Spot rates are not the only element that is soaring these days, as months of record-high rates mean that container lines such as Maersk hold unusually strong cards in the contract negotiations that are taking place right now.

This also means that long-term contracts with customers increase significantly, and this could prolong the recovery for shipping lines even if spot rates start to go down again. Maersk has so far settled renegotiations for 40 percent of its contract portfolio, and CEO Søren Skou reports “significantly increasing rates,” he says at a press conference following publication of the shipping line’s annual report.

“There’s no doubt that contract rates are increasing, and increasing significantly. It’s difficult to comment on an overall basis.

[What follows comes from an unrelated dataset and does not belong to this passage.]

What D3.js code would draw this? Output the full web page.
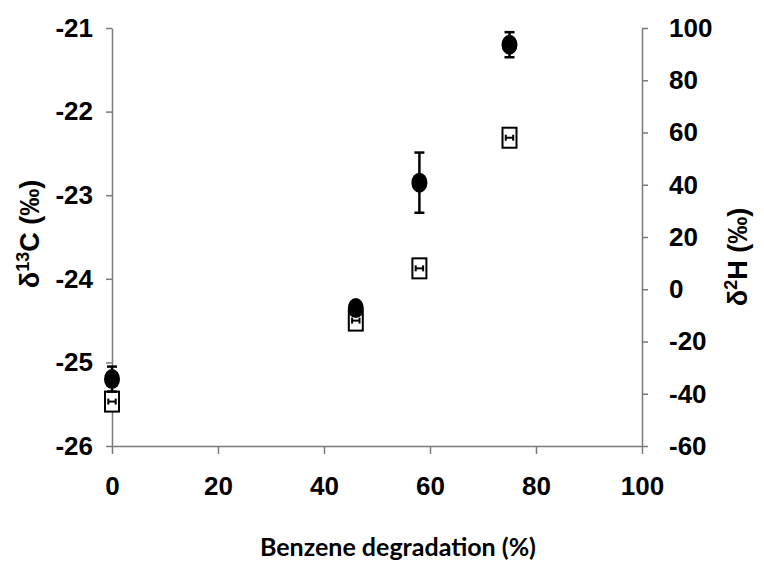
<!DOCTYPE html>
<html>
<head>
<meta charset="utf-8">
<script src="https://cdn.jsdelivr.net/npm/d3@7"></script>
<style>
  body { margin: 0; background: #fff; }
  text { font-family: "Liberation Sans", Arial, sans-serif; font-weight: bold; }
</style>
</head>
<body>
<div id="chart"></div>
<script>
"use strict";

// benzene degradation (%)
var degradation = [0, 46, 58, 75];
// delta 13C (permil) and its error
var d13C = [-25.2, -24.35, -22.85, -21.2];
var d13CErr = [0.15, 0.05, 0.36, 0.15];
// delta 2H (permil), x error of those points
var d2H = [-43, -12, 8, 58];
var d2HxErr = [0.7, 0.7, 0.7, 0.7];

var xTicks = [0, 20, 40, 60, 80, 100];
var cTicks = [-26, -25, -24, -23, -22, -21];
var hTicks = [-60, -40, -20, 0, 20, 40, 60, 80, 100];

var width = 764, height = 573;
var margin = {top: 28, right: 122, bottom: 127, left: 112};

var svg = d3.select("#chart").append("svg")
  .attr("width", width)
  .attr("height", height);

var x = d3.scaleLinear().domain([0, 100]).range([margin.left, width - margin.right]);
var yC = d3.scaleLinear().domain([-26, -21]).range([height - margin.bottom, margin.top]);
var yH = d3.scaleLinear().domain([-60, 100]).range([height - margin.bottom, margin.top]);

var axisColor = "#7a7a7a";

function styleAxis(g) {
  g.select(".domain").attr("stroke", axisColor).attr("stroke-width", 1.5);
  g.selectAll(".tick line").attr("stroke", axisColor).attr("stroke-width", 1.5);
  g.selectAll(".tick text")
    .attr("fill", "#000")
    .style("font-size", "26px")
    .style("font-family", "'Liberation Sans', Arial, sans-serif")
    .style("font-weight", "bold");
}

svg.append("g")
  .attr("transform", "translate(0," + (height - margin.bottom) + ")")
  .call(d3.axisBottom(x).tickValues(xTicks).tickSize(8).tickPadding(23).tickSizeOuter(0)
    .tickFormat(function(d) { return String(d); }))
  .call(styleAxis);

svg.append("g")
  .attr("transform", "translate(" + margin.left + ",0)")
  .call(d3.axisLeft(yC).tickValues(cTicks).tickSize(6).tickPadding(13).tickSizeOuter(0)
    .tickFormat(function(d) { return String(d); }))
  .call(styleAxis);

svg.append("g")
  .attr("transform", "translate(" + (width - margin.right) + ",0)")
  .call(d3.axisRight(yH).tickValues(hTicks).tickSize(6).tickPadding(21).tickSizeOuter(0)
    .tickFormat(function(d) { return String(d); }))
  .call(styleAxis);

// d2H points: open rectangles with small horizontal error bars
var sq = svg.selectAll("g.sq")
  .data(degradation)
  .enter()
  .append("g")
  .attr("class", "sq");

sq.append("rect")
  .attr("x", function(d) { return x(d) - 7; })
  .attr("y", function(d, i) { return yH(d2H[i]) - 10; })
  .attr("width", 14)
  .attr("height", 20)
  .attr("fill", "#fff")
  .attr("stroke", "#000")
  .attr("stroke-width", 2);

sq.append("line")
  .attr("x1", function(d, i) { return x(d - d2HxErr[i]); })
  .attr("x2", function(d, i) { return x(d + d2HxErr[i]); })
  .attr("y1", function(d, i) { return yH(d2H[i]); })
  .attr("y2", function(d, i) { return yH(d2H[i]); })
  .attr("stroke", "#000").attr("stroke-width", 2);

[-1, 1].forEach(function(s) {
  sq.append("line")
    .attr("x1", function(d, i) { return x(d + s * d2HxErr[i]); })
    .attr("x2", function(d, i) { return x(d + s * d2HxErr[i]); })
    .attr("y1", function(d, i) { return yH(d2H[i]) - 3; })
    .attr("y2", function(d, i) { return yH(d2H[i]) + 3; })
    .attr("stroke", "#000").attr("stroke-width", 2);
});

// d13C points: filled ellipses with vertical error bars
var ci = svg.selectAll("g.ci")
  .data(degradation)
  .enter()
  .append("g")
  .attr("class", "ci");

ci.append("line")
  .attr("x1", function(d) { return x(d); })
  .attr("x2", function(d) { return x(d); })
  .attr("y1", function(d, i) { return yC(d13C[i] - d13CErr[i]); })
  .attr("y2", function(d, i) { return yC(d13C[i] + d13CErr[i]); })
  .attr("stroke", "#000").attr("stroke-width", 2.5);

[-1, 1].forEach(function(s) {
  ci.append("line")
    .attr("x1", function(d) { return x(d) - 5; })
    .attr("x2", function(d) { return x(d) + 5; })
    .attr("y1", function(d, i) { return yC(d13C[i] + s * d13CErr[i]); })
    .attr("y2", function(d, i) { return yC(d13C[i] + s * d13CErr[i]); })
    .attr("stroke", "#000").attr("stroke-width", 2.5);
});

ci.append("ellipse")
  .attr("cx", function(d) { return x(d); })
  .attr("cy", function(d, i) { return yC(d13C[i]); })
  .attr("rx", 8)
  .attr("ry", 10)
  .attr("fill", "#000");

// axis titles
var lt = svg.append("text")
  .attr("transform", "translate(39,234) rotate(-90)")
  .attr("text-anchor", "middle")
  .style("font-size", "27px");
lt.append("tspan").text("δ");
lt.append("tspan").attr("dy", -10).style("font-size", "18px").text("13");
lt.append("tspan").attr("dy", 10).text("C (‰)");

var rt = svg.append("text")
  .attr("transform", "translate(747,257) rotate(-90)")
  .attr("text-anchor", "middle")
  .style("font-size", "27px");
rt.append("tspan").text("δ");
rt.append("tspan").attr("dy", -10).style("font-size", "18px").text("2");
rt.append("tspan").attr("dy", 10).text("H (‰)");

svg.append("text")
  .attr("x", (margin.left + width - margin.right) / 2 + 21)
  .attr("y", 556)
  .attr("text-anchor", "middle")
  .style("font-family", "Lato, 'Open Sans', sans-serif")
  .style("font-size", "25px")
  .text("Benzene degradation (%)");
</script>
</body>
</html>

Generally, I can say that contract prices out of Asia are increasing considerably. From Europe to the US and such, there actually aren’t any noteworthy increases. There are a few increases but nothing special,” says Skou.

DSV sees customers hit hard

DSV Panalpina, which as a freight forwarder serves as an intermediary between customers and shipping companies, also takes note of the increasing rates. Not least in talks with the freight forwarder’s own customers, as they as go-betweens send the higher bill from the shipping lines directly on to those who need the goods transported.

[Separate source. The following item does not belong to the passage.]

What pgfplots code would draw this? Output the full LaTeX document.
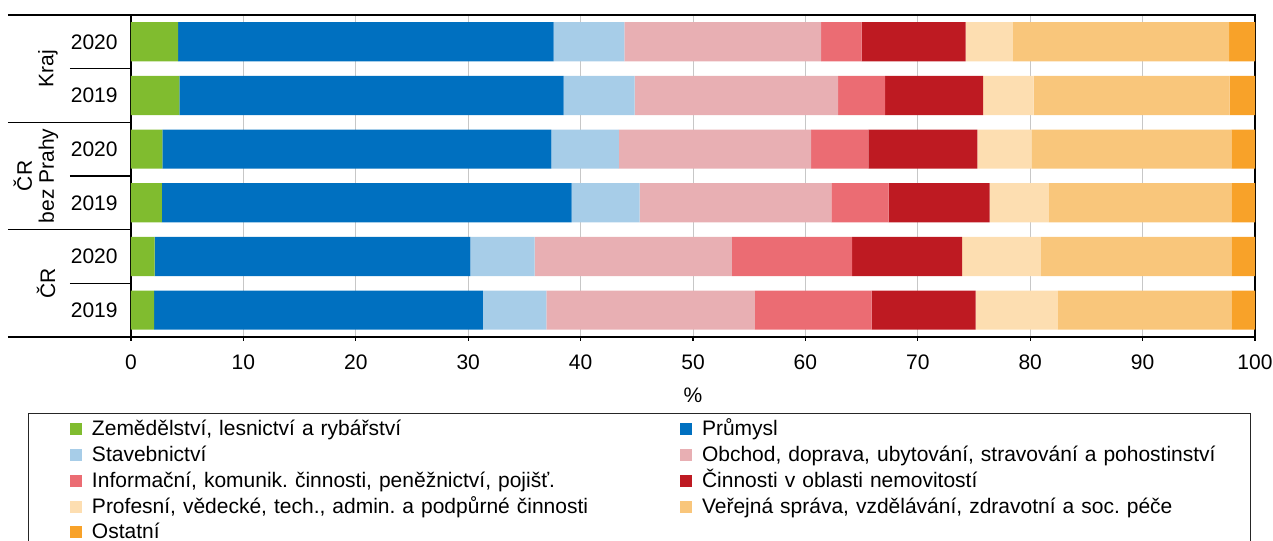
\documentclass[border=0pt]{standalone}
\usepackage{fontspec}
\setmainfont{Liberation Sans}
\usepackage{pgfplots}
\usepackage{pgfplotstable}
\pgfplotsset{compat=1.18}

\definecolor{czem}{HTML}{80BC2F}
\definecolor{cpru}{HTML}{0070C0}
\definecolor{csta}{HTML}{A7CDE8}
\definecolor{cobc}{HTML}{E8AFB3}
\definecolor{cinf}{HTML}{EB6C73}
\definecolor{cnem}{HTML}{BE1A22}
\definecolor{cpro}{HTML}{FDDEB1}
\definecolor{cver}{HTML}{F9C67B}
\definecolor{cost}{HTML}{F8A229}

% podily odvetvi v %, radky: Kraj 2020, Kraj 2019, CR bez Prahy 2020, 2019, CR 2020, 2019
\pgfplotstableread{
y s1   s2    s3   s4    s5   s6   s7   s8    s9
1 4.2  33.4  6.3  17.5  3.6  9.25 4.2  19.25 2.3
2 4.3  34.2  6.3  18.1  4.2  8.7  4.5  17.45 2.25
3 2.8  34.6  6.0  17.1  5.1  9.7  4.8  17.8  2.1
4 2.75 36.45 6.05 17.05 5.1  9.0  5.25 16.25 2.1
5 2.1  28.1  5.7  17.55 10.7 9.8  7.0  16.95 2.1
6 2.05 29.25 5.65 18.55 10.4 9.25 7.3  15.45 2.1
}\podil

\begin{document}
\frenchspacing
\fontsize{10.5}{12.5}\selectfont
\begin{tikzpicture}
\begin{axis}[
  name=ax,
  xbar stacked,
  scale only axis,
  width=562pt, height=161pt,
  xmin=0, xmax=100,
  ymin=0.5, ymax=6.5,
  y dir=reverse,
  bar width=0.73,
  xtick={0,10,...,100},
  ytick={1,...,6},
  yticklabels={2020,2019,2020,2019,2020,2019},
  xmajorgrids,
  grid style={color=black!22, line width=0.5pt},
  axis line style={black, line width=0.8pt},
  tick pos=left,
  tick align=outside,
  major tick length=2pt,
  xtick style={black, line width=0.6pt},
  ytick style={draw=none},
  /pgf/number format/assume math mode=true,
  x tick label style={yshift=-3pt},
  y tick label style={xshift=-1pt},
  xlabel={\%},
  x label style={at={(axis description cs:0.5,0)}, anchor=center, yshift=-29pt},
  legend columns=2,
  legend cell align=left,
  legend image code/.code={\fill[#1,draw=none] (0pt,-2.2pt) rectangle (6pt,3.8pt);},
  legend style={draw=none, fill=none, inner sep=0pt, outer sep=0pt,
    at={(axis description cs:0,0)}, anchor=north west,
    xshift=-30.5pt, yshift=-41pt,
    nodes={inner xsep=5pt, inner ysep=1pt, text width=265pt,
      text height=7.5pt, text depth=2.5pt, align=left},
    row sep=0.875pt,
    /tikz/every even column/.append style={column sep=24pt}},
]
\addplot[fill=czem, draw=none] table[x=s1, y=y] {\podil};
\addlegendentry{Zemědělství, lesnictví a rybářství}
\addplot[fill=cpru, draw=none] table[x=s2, y=y] {\podil};
\addlegendentry{Průmysl}
\addplot[fill=csta, draw=none] table[x=s3, y=y] {\podil};
\addlegendentry{Stavebnictví}
\addplot[fill=cobc, draw=none] table[x=s4, y=y] {\podil};
\addlegendentry{Obchod, doprava, ubytování, stravování a pohostinství}
\addplot[fill=cinf, draw=none] table[x=s5, y=y] {\podil};
\addlegendentry{Informační, komunik. činnosti, peněžnictví, pojišť.}
\addplot[fill=cnem, draw=none] table[x=s6, y=y] {\podil};
\addlegendentry{Činnosti v oblasti nemovitostí}
\addplot[fill=cpro, draw=none] table[x=s7, y=y] {\podil};
\addlegendentry{Profesní, vědecké, tech., admin. a podpůrné činnosti}
\addplot[fill=cver, draw=none] table[x=s8, y=y] {\podil};
\addlegendentry{Veřejná správa, vzdělávání, zdravotní a soc. péče}
\addplot[fill=cost, draw=none] table[x=s9, y=y] {\podil};
\addlegendentry{Ostatní}

\coordinate (g0) at (axis cs:0,0.5);
\coordinate (g1) at (axis cs:0,1.5);
\coordinate (g2) at (axis cs:0,2.5);
\coordinate (g3) at (axis cs:0,3.5);
\coordinate (g4) at (axis cs:0,4.5);
\coordinate (g5) at (axis cs:0,5.5);
\coordinate (g6) at (axis cs:0,6.5);
\end{axis}

% oddelovace skupin vlevo
\foreach \c in {g0,g2,g4,g6}
  \draw[black, line width=0.7pt] ([xshift=-61.5pt]\c) -- (\c);
\foreach \c in {g1,g3,g5}
  \draw[black, line width=0.7pt] ([xshift=-30.5pt]\c) -- (\c);

\node[rotate=90] at ([xshift=-41.5pt]g1) {Kraj};
\node[rotate=90, align=center, font=\fontsize{10.5}{11}\selectfont] at ([xshift=-47.5pt]g3) {ČR\\bez Prahy};
\node[rotate=90] at ([xshift=-42.5pt]g5) {ČR};

% ramecek legendy
\draw[black!85, line width=0.5pt] ([xshift=-51pt,yshift=-38.5pt]ax.south west)
  rectangle ([xshift=-2.5pt,yshift=-106pt]ax.south east);

\pgfresetboundingbox
\path ([xshift=-65.5pt,yshift=-102pt]ax.south west) rectangle ([xshift=9pt,yshift=7.5pt]ax.north east);
\end{tikzpicture}
\end{document}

“No one here has experienced this before to such a severe extent. We have of course seen fluctuations, but this is at a level that can almost ruin smaller companies, as they are unable to pay for the crazy transport costs,” says CFO Jens Lund in an interview with ShippingWatch.

Challenges are, in particular, that even though prices have increased, the service has not improved – rather the opposite, as bottlenecks and container shortages create queues that make it more difficult for shipping lines to arrive on time. “This means that you also don’t know when your goods will be delivered, as schedule reliability is at an all-time low. So now you have to pay four or five times as much for something, where the service is significantly worse,” says Lund.

However, he does not believe that the container lines can be held directly accountable for the current situation. “I don’t think there are bad intentions on their part. It’s gotten out of control, and I actually think they want to honor all the agreements we have with them. It’s also not in the shipping lines’ interest that this gets out of hand. We have a good collaboration with most of the shipping lines, and they want to help resolve the situation, because they know that tomorrow brings another day,” says Lund.